Las posibilidades del PSC para inducir cambios políticos en Cataluña son todavía inciertas, pero nadie en Barcelona duda de que Iván Redondo y Pedro Sánchez han auscultado toda la demoscopia disponible para conocer cómo impactaría un nuevo candidato en la recta final de la precampaña. Es obvio que el nacionalismo, a pesar de sus batallas, sigue vigoroso, sobreviviendo gracias a la renta que proporciona la pulsión emocional del procés. Es igual de cierto que, después de una década de pulso al Estado, entran en juego factores políticos inexistentes hasta ahora: necesidad de poder y recursos, cansancio nacionalista y sensación de engaño. Contra esas certezas, propicias para la apuesta de Illa, juega que hoy el PSC se parece más que nunca en la historia reciente al PSOE de Ferraz. Y eso repugna sobremanera al nacionalismo más activo, que se encargará de extender esa especie.
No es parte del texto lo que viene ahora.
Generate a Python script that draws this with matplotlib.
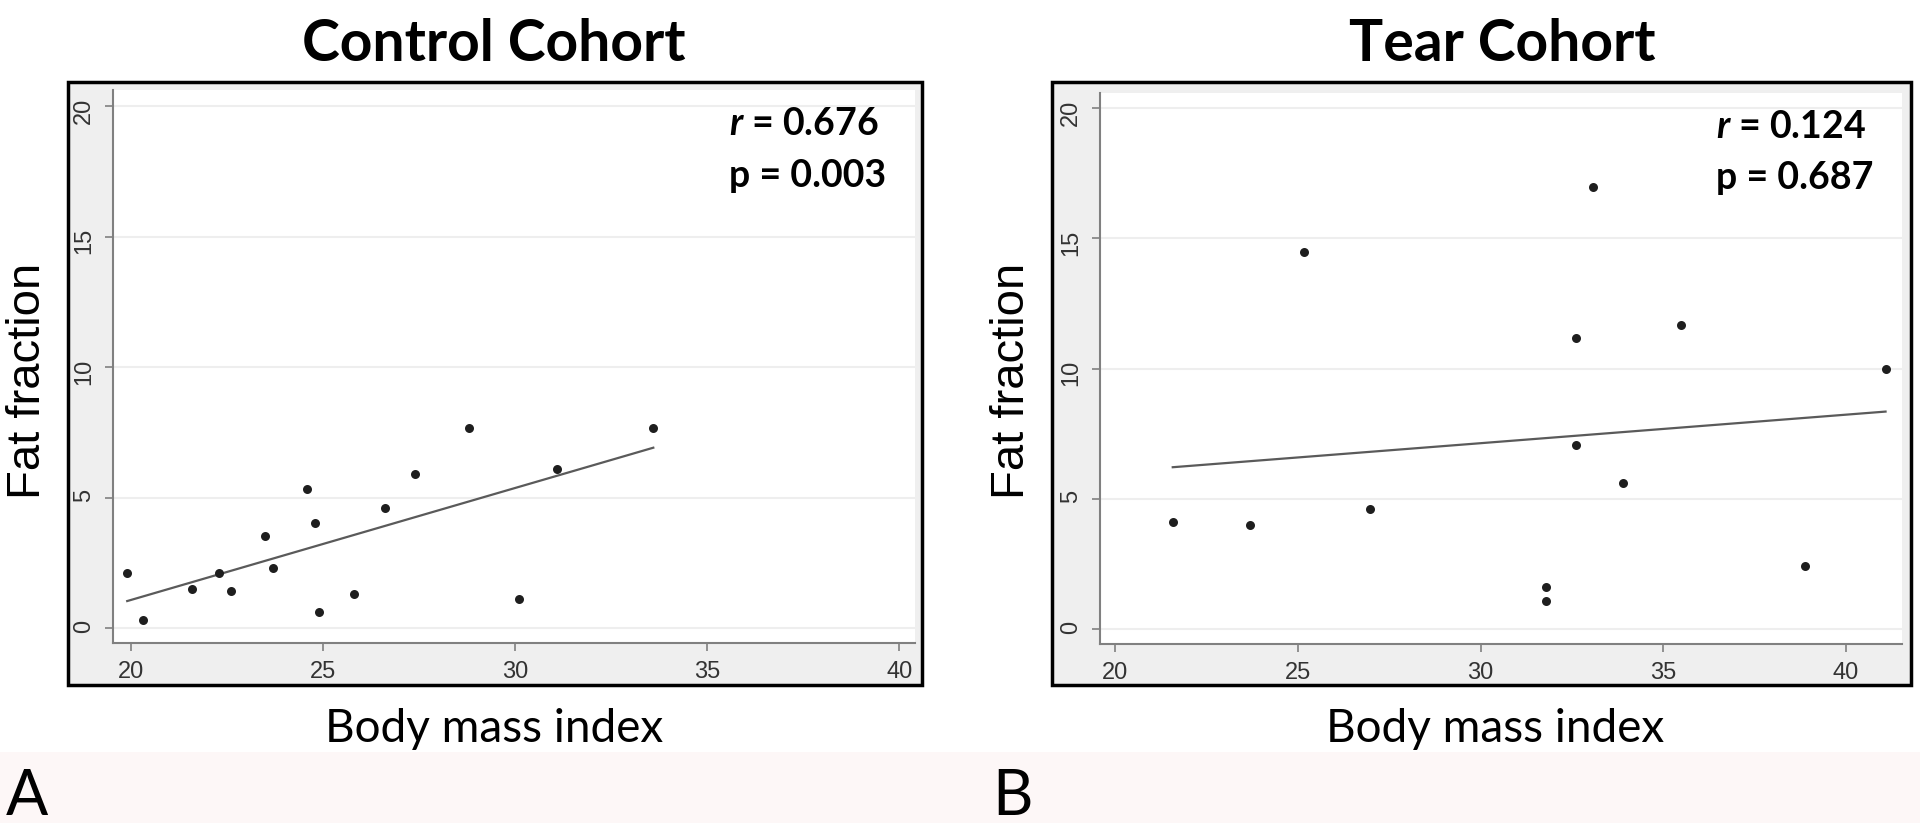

Los primeros mensajes de Illa nada más aterrizar son inequívocos: no regresa él, regresa Cataluña. Intentará mostrar al electorado socialista clásico que es el momento de recuperar el tiempo perdido, las energías malgastadas y la reputación evaporada por mor de la deslealtad y la provocación del soberanismo al resto de españoles. En tiempos en los que los votantes no son ya de ningún partido en el sentido clásico de antaño, la oportunidad está abierta. Por esa vía del sentido común, del “orfanato socialista” como apoda Iceta al espacio posibilista que puede cobijar un cierto catalanismo leal, o de movilización de abstencionistas hastiados, el PSC ha roto la campaña que se prometían disputar en solitario los radicales de Junts per Catalunya o los metamorfoseados republicanos de ERC.

Suceda lo que el electorado decida el 14F, la irrupción de Illa es una garantía de que el PSC presenta una baza con posibilidades electorales y no se conformará con ser un mero espectador pasivo. Pasó en las elecciones municipales, donde los socialistas convencieron a Ada Colau la misma noche electoral de que podían evitar una alcaldía barcelonesa independentista, o sucedió en la Diputación de Barcelona, que gobiernan con JxCat en un pacto que les permite recuperar el control municipal histórico achicando el espacio de ERC en el ámbito local de la Gran Barcelona.

En la práctica, si el PSC se compara con alguna figura mitológica es con la griega del ave fénix, que tras arder por completo renacía de sus cenizas. Esa es la misión que lleva cumpliendo el nuevo candidato desde su aterrizaje en el aparato. Ahora, la de modernizar un orfanato electoral que pueda cobijar a tanto votante huérfano.